Make no mistake about it, squats are one of the greatest exercises. From your quads and hamstrings to your glutes and calves, the squat hits them all, even your abs. Squats should definitely be a part of your fitness routine no matter what your goals are. But if you are not squatting correctly, you are not getting the full benefit of this amazing exercise. Even worse, you could be risking serious injury. Too often, women perform squats by mistakenly bending over rather than bending down which can result in back and knee pain.
Setting Up Your Squat: When you are about to squat, your beginning stance is simple. Your feet should be a bit wider than your hips and facing forward. Your body is straight with your abs braced. Make sure the weight of your body is set back into your heels and not your toes.
Executing Your Squats: This is where confusion and wrong form comes into play. Never think of a squat as bending over, but rather bending down. From your beginning stance, slowly lower your body by bending your knees making sure your weight is in your heels and your butt is being pushed back the entire time. Come as low as you can without having your knees going too far past your toes. Truthfully, if you keep your weight in your heels, your knees will not be able to go past your toes. As always, keep your abs braced and your upper body tall. Make sure you are not bending your upper body as you want it fairly upright and not parallel to the floor.

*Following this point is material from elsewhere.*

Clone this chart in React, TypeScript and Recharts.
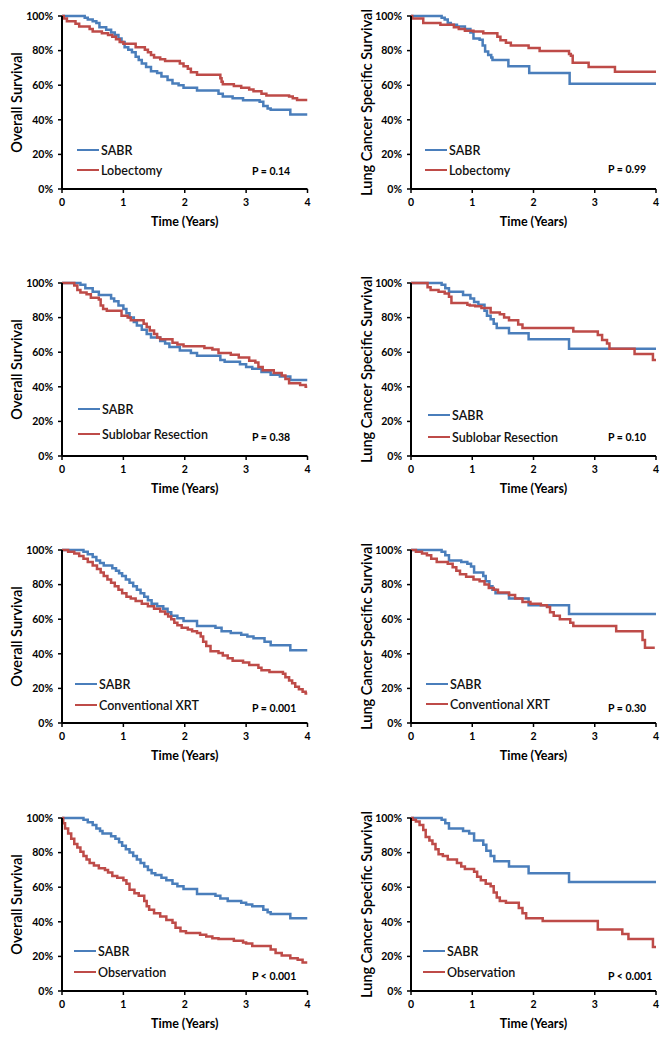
import React from 'react';
import { LineChart, Line, XAxis, YAxis } from 'recharts';

type Pt = [number, number];

const X_TICKS = [0, 1, 2, 3, 4];
const Y_TICKS = [0, 20, 40, 60, 80, 100];

// SABR vs lobectomy
const OS_LOB_SABR: Pt[] = [[0,100],[0.37,99],[0.42,98],[0.5,97],[0.56,96],[0.61,93.5],[0.72,92],[0.8,90.5],[0.86,89],[0.92,87],[0.97,85],[1.02,82],[1.08,80.5],[1.14,79],[1.2,76.5],[1.25,74.5],[1.3,72.5],[1.37,70.5],[1.45,68],[1.55,67],[1.62,65],[1.72,63],[1.8,61],[1.9,60],[1.98,58.5],[2.2,57],[2.55,55],[2.62,53.5],[2.78,52.5],[2.95,51.3],[3.22,50.5],[3.28,48],[3.35,46.5],[3.4,45.8],[3.72,43],[4,43]];
const OS_LOB: Pt[] = [[0,100],[0.03,98.5],[0.08,97],[0.22,95.5],[0.28,94],[0.45,92.5],[0.5,91],[0.65,90],[0.75,89],[0.82,88],[0.88,86.5],[0.94,85],[1.0,84],[1.2,82],[1.35,80.5],[1.4,79],[1.45,77.5],[1.5,76],[1.6,75],[1.68,74],[1.92,72.5],[1.98,71],[2.05,69.5],[2.1,67.5],[2.2,66],[2.58,64],[2.6,62],[2.62,60.5],[2.8,59.5],[2.92,58.5],[3.05,57.5],[3.12,56.5],[3.25,55],[3.33,54],[3.7,53.5],[3.76,52.5],[3.83,51.5],[4,51.5]];
const LCSS_LOB_SABR: Pt[] = [[0,100],[0.5,99],[0.55,98],[0.6,96],[0.65,95],[0.75,94],[0.88,92.5],[0.97,90.5],[1.02,87],[1.12,86.3],[1.17,83],[1.21,79.5],[1.26,77.5],[1.31,76],[1.33,74.5],[1.59,71],[1.93,67],[2.59,60.8],[4,60.8]];
const LCSS_LOB: Pt[] = [[0,100],[0.02,98.5],[0.2,96],[0.48,95],[0.7,93.5],[0.78,92.5],[0.88,91.5],[1.02,91],[1.18,90],[1.41,88],[1.46,86],[1.55,84.5],[1.63,83],[1.92,81.5],[2.1,79.7],[2.58,78],[2.61,77],[2.64,73],[2.9,70.5],[3.33,67.8],[4,67.8]];

// SABR vs sublobar resection
const OS_SUB_SABR: Pt[] = [[0,100],[0.3,99],[0.38,97],[0.5,95],[0.6,93],[0.8,91],[0.85,89.5],[0.92,87],[1.0,85],[1.05,82.5],[1.1,80],[1.17,77.5],[1.22,75.5],[1.3,73],[1.38,70.5],[1.45,68.5],[1.6,66.5],[1.68,65],[1.75,63],[1.92,61],[2.1,59.5],[2.2,58],[2.58,55.5],[2.65,54.5],[2.9,53],[3.0,51.5],[3.1,50.5],[3.25,48.5],[3.4,47],[3.55,46],[3.72,44],[4,44]];
const OS_SUB: Pt[] = [[0,100],[0.2,98.5],[0.25,96],[0.3,94.5],[0.4,93.5],[0.47,91.5],[0.6,90.5],[0.63,87],[0.67,85],[0.73,84],[0.97,81],[1.07,80],[1.12,78.5],[1.33,76.5],[1.38,74.5],[1.43,72.5],[1.5,70.5],[1.55,68.5],[1.6,67.5],[1.8,65.5],[1.88,64.5],[1.98,63.5],[2.32,62.5],[2.45,61.5],[2.55,59.5],[2.75,58.5],[2.88,57],[3.05,55],[3.15,54],[3.2,51.5],[3.27,49.5],[3.45,48],[3.58,46.5],[3.64,44.5],[3.7,42],[3.88,41],[3.97,40],[4,40]];
const LCSS_SUB_SABR: Pt[] = [[0,100],[0.5,99],[0.56,97],[0.62,95],[0.85,93],[0.97,91],[1.03,89],[1.1,87.5],[1.2,84],[1.24,81],[1.3,79],[1.35,76.5],[1.4,74],[1.6,71],[1.92,67.5],[2.58,62],[4,62]];
const LCSS_SUB: Pt[] = [[0,100],[0.27,97.5],[0.32,96],[0.45,95],[0.55,94],[0.62,92],[0.66,88.5],[0.92,87.5],[0.96,87],[1.05,86.5],[1.15,85.5],[1.3,83],[1.45,82],[1.52,80],[1.6,78.5],[1.75,76],[1.82,74],[2.65,72],[3.05,70],[3.12,67],[3.2,65],[3.24,62],[3.65,59],[3.95,55.5],[4,55.5]];

// SABR vs conventional XRT
const OS_XRT_SABR: Pt[] = [[0,100],[0.35,99],[0.42,97.5],[0.5,96],[0.56,94],[0.62,92.5],[0.68,91],[0.82,89.5],[0.88,88],[0.93,86.5],[0.98,85],[1.04,83],[1.1,81],[1.16,79],[1.22,77],[1.28,75],[1.34,73],[1.4,71],[1.46,69],[1.55,67.5],[1.65,66],[1.72,64],[1.78,62],[1.88,60.5],[1.98,59],[2.2,56],[2.5,55],[2.6,53],[2.75,52],[2.92,51],[3.02,50],[3.12,49],[3.3,47],[3.4,45],[3.72,42],[4,42]];
const OS_XRT: Pt[] = [[0,100],[0.1,99],[0.2,98],[0.28,96.5],[0.35,95],[0.42,93],[0.5,91],[0.57,89],[0.63,87],[0.68,85],[0.74,83],[0.8,81],[0.86,79],[0.92,77],[0.98,75],[1.05,73],[1.12,72],[1.2,70.5],[1.3,69],[1.4,67.5],[1.5,66],[1.6,64.5],[1.68,63],[1.73,61.5],[1.78,60],[1.83,58],[1.88,56.5],[1.95,55],[2.05,54],[2.12,53],[2.2,52],[2.26,50],[2.3,47],[2.35,44.5],[2.42,41.5],[2.55,40.5],[2.62,39],[2.7,37.5],[2.78,36],[2.95,35],[3.05,33.5],[3.2,32],[3.25,30.5],[3.38,29.5],[3.6,28.5],[3.64,26.5],[3.7,24.5],[3.75,23],[3.8,21],[3.86,19.5],[3.92,18],[3.97,17],[4,17]];
const LCSS_XRT_SABR: Pt[] = [[0,100],[0.5,99],[0.56,97],[0.62,94],[0.82,93],[0.92,92],[0.98,90.5],[1.03,87],[1.18,85],[1.22,82],[1.28,79],[1.33,77],[1.38,75],[1.6,72],[1.92,68],[2.58,63],[4,63]];
const LCSS_XRT: Pt[] = [[0,100],[0.08,99],[0.18,98],[0.26,97],[0.33,95],[0.42,93],[0.6,92],[0.68,90],[0.74,88],[0.8,86],[0.9,84.5],[1.02,83],[1.12,82],[1.2,80],[1.27,78],[1.35,77],[1.42,75.5],[1.6,74],[1.7,72],[1.82,70],[1.95,69],[2.12,68],[2.22,67],[2.27,64],[2.33,62],[2.43,60],[2.6,58],[2.65,56],[3.35,53],[3.78,48],[3.82,43.5],[3.98,43.5]];

// SABR vs observation
const OS_OBS_SABR: Pt[] = [[0,100],[0.35,99],[0.42,97.5],[0.5,96],[0.56,94],[0.62,92.5],[0.66,91],[0.8,89.5],[0.87,88],[0.93,86],[0.98,84],[1.04,82],[1.1,80],[1.16,78],[1.22,76],[1.28,74],[1.34,72],[1.4,70],[1.46,68],[1.52,67],[1.62,65.5],[1.7,64],[1.8,62],[1.88,60.5],[1.98,59],[2.2,56],[2.5,55],[2.58,53.5],[2.7,52],[2.92,51],[3.0,50],[3.1,49],[3.28,47],[3.35,45.5],[3.4,44.5],[3.72,42],[4,42]];
const OS_OBS: Pt[] = [[0,100],[0.02,97],[0.05,94],[0.1,91],[0.15,88],[0.2,85],[0.25,83],[0.3,80.5],[0.35,78],[0.4,76],[0.45,74],[0.52,72.5],[0.6,71],[0.7,70],[0.75,68.5],[0.82,66.5],[0.9,65.5],[1.0,64],[1.05,62],[1.1,58.5],[1.18,56.5],[1.25,55],[1.34,52],[1.38,49],[1.42,47],[1.5,45],[1.6,43],[1.7,41],[1.8,39.5],[1.85,36.5],[1.93,34.5],[2.02,33.5],[2.25,32.5],[2.35,31.5],[2.45,30.5],[2.55,30],[2.8,29],[2.95,28],[3.0,27.5],[3.1,26],[3.4,24],[3.48,22],[3.58,20.5],[3.72,19],[3.84,18],[3.92,16.5],[4,16.5]];
const LCSS_OBS_SABR: Pt[] = [[0,100],[0.5,99],[0.56,97],[0.62,94],[0.85,92.5],[0.95,91],[1.03,87],[1.18,84.5],[1.23,81],[1.3,78],[1.36,75],[1.6,72],[1.92,68],[2.58,63],[4,63]];
const LCSS_OBS: Pt[] = [[0,100],[0.03,99],[0.08,98],[0.14,96],[0.2,93],[0.24,89],[0.3,87],[0.35,85],[0.4,82],[0.45,79],[0.52,78],[0.6,76],[0.75,74],[0.82,72],[0.88,70.5],[1.03,69],[1.08,66],[1.14,64],[1.22,62],[1.3,60.5],[1.35,57],[1.4,54],[1.45,52],[1.55,51],[1.76,48],[1.82,45],[1.88,42],[2.15,40.5],[3.05,35.5],[3.45,33],[3.55,30],[3.95,25.5],[4,25.5]];

const BLUE = '#4A7EBB';
const RED = '#BE4B48';
const FONT = 'Lato, "Open Sans", sans-serif';

const toRows = (pts: Pt[]) => pts.map(([t, s]) => ({ t, s }));

interface PanelProps {
  top: number;
  right: boolean;
  sabr: Pt[];
  other: Pt[];
  otherName: string;
  p: string;
  legY: number;
  legGap: number;
  legX: number;
  pY: number;
}

const Panel: React.FC<PanelProps> = ({ top, right, sabr, other, otherName, p, legY, legGap, legX, pY }) => {
  const width = right ? 331 : 330;
  const axisW = right ? 71 : 62;
  const rightM = right ? 15 : 22.5;
  const yLabel = right ? 'Lung Cancer Specific Survival' : 'Overall Survival';
  const labelX = right ? 27 : 17;

  const legendRow = (color: string, text: string, y: number) => (
    <div style={{ position: 'absolute', left: legX, top: y - 8, height: 16, display: 'flex', alignItems: 'center' }}>
      <div style={{ width: 22, height: 2.5, background: color }} />
      <span style={{ marginLeft: 2, fontSize: 12.5, fontWeight: 600, fontFamily: FONT, color: '#111' }}>{text}</span>
    </div>
  );

  return (
    <div style={{ position: 'absolute', left: right ? 340 : 0, top, width, height: 229 }}>
      <LineChart width={width} height={229} margin={{ top: 16, right: rightM, left: 0, bottom: 0 }}>
        <XAxis
          dataKey="t"
          type="number"
          domain={[0, 4]}
          ticks={X_TICKS}
          allowDataOverflow
          height={40}
          axisLine={{ stroke: '#000', strokeWidth: 2 }}
          tickLine={{ stroke: '#000', strokeWidth: 1.5 }}
          tickSize={4}
          tickMargin={6}
          tick={{ fill: '#000', fontSize: 10.5, fontWeight: 700, fontFamily: FONT }}
          label={{ value: 'Time (Years)', position: 'insideBottom', offset: 3, style: { fill: '#000', fontSize: 12.5, fontWeight: 700, fontFamily: FONT } }}
        />
        <YAxis
          type="number"
          domain={[0, 100]}
          ticks={Y_TICKS}
          width={axisW}
          axisLine={{ stroke: '#000', strokeWidth: 2 }}
          tickLine={{ stroke: '#000', strokeWidth: 1.5 }}
          tickSize={4}
          tickMargin={5}
          tickFormatter={(v: number) => `${v}%`}
          tick={{ fill: '#000', fontSize: 10.5, fontWeight: 700, fontFamily: FONT }}
          label={{ value: yLabel, angle: -90, position: 'insideLeft', offset: labelX, style: { textAnchor: 'middle', fill: '#000', fontSize: 14.5, fontWeight: 600, fontFamily: FONT } }}
        />
        <Line data={toRows(sabr)} dataKey="s" type="stepAfter" stroke={BLUE} strokeWidth={2.5} dot={false} isAnimationActive={false} />
        <Line data={toRows(other)} dataKey="s" type="stepAfter" stroke={RED} strokeWidth={2.5} dot={false} isAnimationActive={false} />
      </LineChart>
      {legendRow(BLUE, 'SABR', legY)}
      {legendRow(RED, otherName, legY + legGap)}
      <div style={{ position: 'absolute', left: right ? 268 : 252, top: pY - 7, fontSize: 10.5, fontWeight: 700, fontFamily: FONT, color: '#000', whiteSpace: 'nowrap' }}>{p}</div>
    </div>
  );
};

export default function App() {
  return (
    <div style={{ position: 'absolute', left: 0, top: 0, width: 671, height: 1040, background: '#fff' }}>
      <Panel top={0} right={false} sabr={OS_LOB_SABR} other={OS_LOB} otherName="Lobectomy" p="P = 0.14" legX={77} legY={150} legGap={20} pY={172} />
      <Panel top={0} right sabr={LCSS_LOB_SABR} other={LCSS_LOB} otherName="Lobectomy" p="P = 0.99" legX={85} legY={150} legGap={20} pY={170} />
      <Panel top={267} right={false} sabr={OS_SUB_SABR} other={OS_SUB} otherName="Sublobar Resection" p="P = 0.38" legX={78} legY={142} legGap={25} pY={171} />
      <Panel top={267} right sabr={LCSS_SUB_SABR} other={LCSS_SUB} otherName="Sublobar Resection" p="P = 0.10" legX={88} legY={148} legGap={22} pY={171} />
      <Panel top={534} right={false} sabr={OS_XRT_SABR} other={OS_XRT} otherName="Conventional XRT" p="P = 0.001" legX={75} legY={150} legGap={21} pY={175} />
      <Panel top={534} right sabr={LCSS_XRT_SABR} other={LCSS_XRT} otherName="Conventional XRT" p="P = 0.30" legX={86} legY={150} legGap={20} pY={175} />
      <Panel top={802} right={false} sabr={OS_OBS_SABR} other={OS_OBS} otherName="Observation" p="P < 0.001" legX={74} legY={149} legGap={21} pY={175} />
      <Panel top={802} right sabr={LCSS_OBS_SABR} other={LCSS_OBS} otherName="Observation" p="P < 0.001" legX={83} legY={149} legGap={21} pY={175} />
    </div>
  );
}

Finishing Your Squat: Once you get as far down as you can with your squat, slowly raise your body back up to the start position making sure the weight continues to stay in your heels. Your upper body is not hunched over and your abs are tight. You also want to come up fully from the squat (unless you are doing a particular exercise that calls for half squats).
Squat Variations: Once you master the basic squat, you can start varying it a bit or adding on to it. For example, you can combine a squat with a shoulder press or bicep curls. You can perform squats and add an alternating knee lift or kick every time you come back up from the squat. For a more cardiovascular form of squatting, add a jump when you come up or take the jumps forward for a greater challenge.
If you are looking to gain strength, perform squats while holding weights or placing a barbell behind your back or in front of your body (better known as front squats). Looking for something super challenging? Overhead squats are one of the toughest squats you can do, but it requires precise form. Basically, you are performing a squat while holding a barbell straight over your head. However, do not be fooled by how easy it may sound. Even if you just raise and hold your arms above your head without any weights and squat, you will instantly feel how difficult this exercise is, so make sure you get the form correct before attempting to add weight to an overhead squat.
If remembering all of this is too much, here is a simple way to figure out if you are squatting correctly. Place a high step or chair behind you. As you squat down, your butt should hit the bench or chair. If it does not, you are not doing it right. If your butt does touch the chair, you are good to go. As with any exercise, proper form is the difference between effectiveness and injury. One wrong move and you may feel it, but not the way you intended. But once you master the squat, the sky is the limit when it comes to what you can do with it and how it can make you a whole lot stronger!